▶ _Written request_:
Copy the first line of the material below and every later line through the line containing "fig = plt.figure(figsize=(W", without any other output.

▶ _Provided information_:
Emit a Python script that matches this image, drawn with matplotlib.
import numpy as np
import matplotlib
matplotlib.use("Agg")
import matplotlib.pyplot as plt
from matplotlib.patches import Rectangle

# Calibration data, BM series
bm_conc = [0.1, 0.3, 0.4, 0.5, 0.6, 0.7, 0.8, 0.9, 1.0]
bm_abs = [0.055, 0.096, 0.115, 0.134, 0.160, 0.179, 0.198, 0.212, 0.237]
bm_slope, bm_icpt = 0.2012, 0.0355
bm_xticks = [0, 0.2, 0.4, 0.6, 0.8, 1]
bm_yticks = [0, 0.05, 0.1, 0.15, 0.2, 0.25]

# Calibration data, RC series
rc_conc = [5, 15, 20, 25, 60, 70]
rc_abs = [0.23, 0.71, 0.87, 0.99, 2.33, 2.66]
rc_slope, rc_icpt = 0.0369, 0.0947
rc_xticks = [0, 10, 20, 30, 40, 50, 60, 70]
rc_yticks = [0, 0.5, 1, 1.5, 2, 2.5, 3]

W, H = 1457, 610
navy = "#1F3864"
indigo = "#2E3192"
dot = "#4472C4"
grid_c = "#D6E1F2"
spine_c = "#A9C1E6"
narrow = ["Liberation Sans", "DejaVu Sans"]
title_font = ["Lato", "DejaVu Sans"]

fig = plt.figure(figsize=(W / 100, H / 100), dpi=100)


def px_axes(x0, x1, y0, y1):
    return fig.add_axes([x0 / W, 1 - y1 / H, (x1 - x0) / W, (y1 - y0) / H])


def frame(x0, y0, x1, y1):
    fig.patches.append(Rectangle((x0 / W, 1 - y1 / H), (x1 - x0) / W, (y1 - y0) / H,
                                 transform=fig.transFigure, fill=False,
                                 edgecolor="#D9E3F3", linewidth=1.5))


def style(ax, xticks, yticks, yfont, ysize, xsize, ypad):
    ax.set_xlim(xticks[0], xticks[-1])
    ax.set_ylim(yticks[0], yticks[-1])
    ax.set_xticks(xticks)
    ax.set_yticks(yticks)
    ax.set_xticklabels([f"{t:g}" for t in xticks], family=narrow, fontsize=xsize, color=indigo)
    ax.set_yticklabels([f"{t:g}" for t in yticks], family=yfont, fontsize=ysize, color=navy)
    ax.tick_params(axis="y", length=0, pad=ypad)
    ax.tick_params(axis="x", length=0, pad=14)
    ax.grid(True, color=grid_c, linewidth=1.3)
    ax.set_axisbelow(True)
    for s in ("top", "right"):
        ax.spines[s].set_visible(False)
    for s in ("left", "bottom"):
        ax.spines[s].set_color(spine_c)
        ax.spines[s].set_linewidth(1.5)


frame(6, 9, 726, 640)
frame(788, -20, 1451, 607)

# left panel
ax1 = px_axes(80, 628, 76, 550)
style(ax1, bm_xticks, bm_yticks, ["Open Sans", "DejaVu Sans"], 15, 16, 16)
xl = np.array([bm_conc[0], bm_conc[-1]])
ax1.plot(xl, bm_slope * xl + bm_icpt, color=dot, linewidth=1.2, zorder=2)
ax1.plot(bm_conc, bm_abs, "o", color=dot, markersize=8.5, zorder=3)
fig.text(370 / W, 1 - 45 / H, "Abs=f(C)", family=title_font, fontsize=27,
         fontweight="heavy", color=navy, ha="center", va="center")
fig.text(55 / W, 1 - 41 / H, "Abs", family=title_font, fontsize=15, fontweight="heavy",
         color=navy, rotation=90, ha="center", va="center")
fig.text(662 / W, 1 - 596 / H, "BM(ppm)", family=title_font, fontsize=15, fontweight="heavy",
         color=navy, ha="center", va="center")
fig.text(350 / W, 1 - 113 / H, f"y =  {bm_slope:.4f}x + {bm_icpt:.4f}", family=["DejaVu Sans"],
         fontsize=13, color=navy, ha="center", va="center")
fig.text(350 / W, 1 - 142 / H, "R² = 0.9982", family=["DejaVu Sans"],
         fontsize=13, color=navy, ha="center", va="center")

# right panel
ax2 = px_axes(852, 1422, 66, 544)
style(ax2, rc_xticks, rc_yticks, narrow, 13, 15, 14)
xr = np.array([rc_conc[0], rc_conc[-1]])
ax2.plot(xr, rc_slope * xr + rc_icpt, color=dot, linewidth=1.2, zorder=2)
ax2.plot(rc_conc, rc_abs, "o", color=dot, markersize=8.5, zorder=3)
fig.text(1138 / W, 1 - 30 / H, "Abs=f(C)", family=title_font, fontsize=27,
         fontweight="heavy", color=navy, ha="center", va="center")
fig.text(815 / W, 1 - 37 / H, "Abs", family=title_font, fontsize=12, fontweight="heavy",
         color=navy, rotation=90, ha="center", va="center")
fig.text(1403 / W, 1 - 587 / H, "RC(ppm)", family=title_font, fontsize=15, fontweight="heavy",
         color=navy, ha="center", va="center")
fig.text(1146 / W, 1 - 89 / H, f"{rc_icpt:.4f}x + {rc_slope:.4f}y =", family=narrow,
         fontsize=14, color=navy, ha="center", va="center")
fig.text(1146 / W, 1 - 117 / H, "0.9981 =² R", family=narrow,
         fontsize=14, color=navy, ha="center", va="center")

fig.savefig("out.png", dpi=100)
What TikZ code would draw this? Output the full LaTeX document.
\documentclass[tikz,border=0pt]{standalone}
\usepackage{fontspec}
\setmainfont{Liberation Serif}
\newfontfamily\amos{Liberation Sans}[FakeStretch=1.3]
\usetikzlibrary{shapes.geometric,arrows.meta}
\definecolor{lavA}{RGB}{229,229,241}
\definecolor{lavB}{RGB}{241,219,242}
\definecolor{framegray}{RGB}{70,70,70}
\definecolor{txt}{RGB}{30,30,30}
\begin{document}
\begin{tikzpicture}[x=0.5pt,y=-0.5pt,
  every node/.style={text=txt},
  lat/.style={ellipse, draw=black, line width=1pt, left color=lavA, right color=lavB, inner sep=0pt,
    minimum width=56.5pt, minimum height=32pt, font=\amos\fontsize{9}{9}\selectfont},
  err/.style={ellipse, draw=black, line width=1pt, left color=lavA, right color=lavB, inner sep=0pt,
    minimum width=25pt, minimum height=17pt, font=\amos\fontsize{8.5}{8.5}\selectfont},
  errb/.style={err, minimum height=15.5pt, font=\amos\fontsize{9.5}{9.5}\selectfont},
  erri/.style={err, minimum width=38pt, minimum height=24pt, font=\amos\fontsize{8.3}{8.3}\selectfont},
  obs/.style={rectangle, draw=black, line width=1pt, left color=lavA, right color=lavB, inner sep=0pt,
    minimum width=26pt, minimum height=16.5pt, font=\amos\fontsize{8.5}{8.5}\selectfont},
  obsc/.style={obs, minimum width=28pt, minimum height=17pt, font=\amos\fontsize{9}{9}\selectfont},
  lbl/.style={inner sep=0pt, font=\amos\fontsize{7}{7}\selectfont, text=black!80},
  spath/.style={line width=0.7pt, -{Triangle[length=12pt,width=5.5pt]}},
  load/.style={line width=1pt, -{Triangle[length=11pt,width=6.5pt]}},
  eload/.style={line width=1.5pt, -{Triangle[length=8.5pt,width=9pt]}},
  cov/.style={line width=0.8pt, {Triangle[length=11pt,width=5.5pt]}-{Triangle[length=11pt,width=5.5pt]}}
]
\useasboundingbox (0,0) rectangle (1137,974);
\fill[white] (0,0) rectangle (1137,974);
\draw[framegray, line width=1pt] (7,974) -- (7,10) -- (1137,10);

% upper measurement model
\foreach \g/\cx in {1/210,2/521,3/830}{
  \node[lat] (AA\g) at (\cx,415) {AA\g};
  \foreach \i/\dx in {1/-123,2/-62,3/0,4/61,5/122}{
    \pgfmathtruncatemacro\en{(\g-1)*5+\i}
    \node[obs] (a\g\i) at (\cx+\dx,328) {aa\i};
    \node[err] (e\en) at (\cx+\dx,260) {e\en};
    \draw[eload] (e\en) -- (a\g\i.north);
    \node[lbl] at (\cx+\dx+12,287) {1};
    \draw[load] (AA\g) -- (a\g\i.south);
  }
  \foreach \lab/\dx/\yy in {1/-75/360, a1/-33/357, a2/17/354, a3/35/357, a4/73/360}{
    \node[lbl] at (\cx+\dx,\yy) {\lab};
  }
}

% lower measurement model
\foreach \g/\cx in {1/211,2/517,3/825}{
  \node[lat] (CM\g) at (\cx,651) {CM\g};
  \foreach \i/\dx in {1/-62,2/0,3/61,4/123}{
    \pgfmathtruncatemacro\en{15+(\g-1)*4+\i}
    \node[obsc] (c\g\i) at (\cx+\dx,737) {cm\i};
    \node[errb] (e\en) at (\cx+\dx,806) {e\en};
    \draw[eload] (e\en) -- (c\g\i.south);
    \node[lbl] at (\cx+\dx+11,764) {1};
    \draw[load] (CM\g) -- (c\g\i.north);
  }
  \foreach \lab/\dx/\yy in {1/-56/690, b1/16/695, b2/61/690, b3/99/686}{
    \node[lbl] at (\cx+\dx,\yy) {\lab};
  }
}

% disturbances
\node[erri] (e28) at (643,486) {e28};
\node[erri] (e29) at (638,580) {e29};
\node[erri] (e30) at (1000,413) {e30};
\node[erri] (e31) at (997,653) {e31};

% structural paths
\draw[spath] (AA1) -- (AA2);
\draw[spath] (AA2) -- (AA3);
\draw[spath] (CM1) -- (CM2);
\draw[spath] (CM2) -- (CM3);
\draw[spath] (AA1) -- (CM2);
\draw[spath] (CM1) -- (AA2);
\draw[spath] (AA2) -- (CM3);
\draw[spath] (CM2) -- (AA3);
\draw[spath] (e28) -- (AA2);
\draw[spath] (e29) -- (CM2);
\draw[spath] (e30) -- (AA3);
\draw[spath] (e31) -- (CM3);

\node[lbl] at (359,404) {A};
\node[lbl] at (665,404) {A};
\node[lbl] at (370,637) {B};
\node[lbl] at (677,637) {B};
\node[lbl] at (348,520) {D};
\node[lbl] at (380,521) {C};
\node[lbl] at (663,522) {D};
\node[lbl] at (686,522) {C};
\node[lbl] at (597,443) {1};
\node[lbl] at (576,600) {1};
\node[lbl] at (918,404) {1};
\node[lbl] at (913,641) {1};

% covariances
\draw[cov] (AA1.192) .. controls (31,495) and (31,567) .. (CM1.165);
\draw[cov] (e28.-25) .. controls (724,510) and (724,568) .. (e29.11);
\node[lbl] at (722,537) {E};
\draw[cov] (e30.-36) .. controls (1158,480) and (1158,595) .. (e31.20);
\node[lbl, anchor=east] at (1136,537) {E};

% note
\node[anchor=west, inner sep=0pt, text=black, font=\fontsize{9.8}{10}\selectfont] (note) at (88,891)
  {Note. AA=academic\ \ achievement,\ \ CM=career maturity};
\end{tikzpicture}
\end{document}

▶ _Task result_:
Emit a Python script that matches this image, drawn with matplotlib.
import numpy as np
import matplotlib
matplotlib.use("Agg")
import matplotlib.pyplot as plt
from matplotlib.patches import Rectangle

# Calibration data, BM series
bm_conc = [0.1, 0.3, 0.4, 0.5, 0.6, 0.7, 0.8, 0.9, 1.0]
bm_abs = [0.055, 0.096, 0.115, 0.134, 0.160, 0.179, 0.198, 0.212, 0.237]
bm_slope, bm_icpt = 0.2012, 0.0355
bm_xticks = [0, 0.2, 0.4, 0.6, 0.8, 1]
bm_yticks = [0, 0.05, 0.1, 0.15, 0.2, 0.25]

# Calibration data, RC series
rc_conc = [5, 15, 20, 25, 60, 70]
rc_abs = [0.23, 0.71, 0.87, 0.99, 2.33, 2.66]
rc_slope, rc_icpt = 0.0369, 0.0947
rc_xticks = [0, 10, 20, 30, 40, 50, 60, 70]
rc_yticks = [0, 0.5, 1, 1.5, 2, 2.5, 3]

W, H = 1457, 610
navy = "#1F3864"
indigo = "#2E3192"
dot = "#4472C4"
grid_c = "#D6E1F2"
spine_c = "#A9C1E6"
narrow = ["Liberation Sans", "DejaVu Sans"]
title_font = ["Lato", "DejaVu Sans"]

fig = plt.figure(figsize=(W / 100, H / 100), dpi=100)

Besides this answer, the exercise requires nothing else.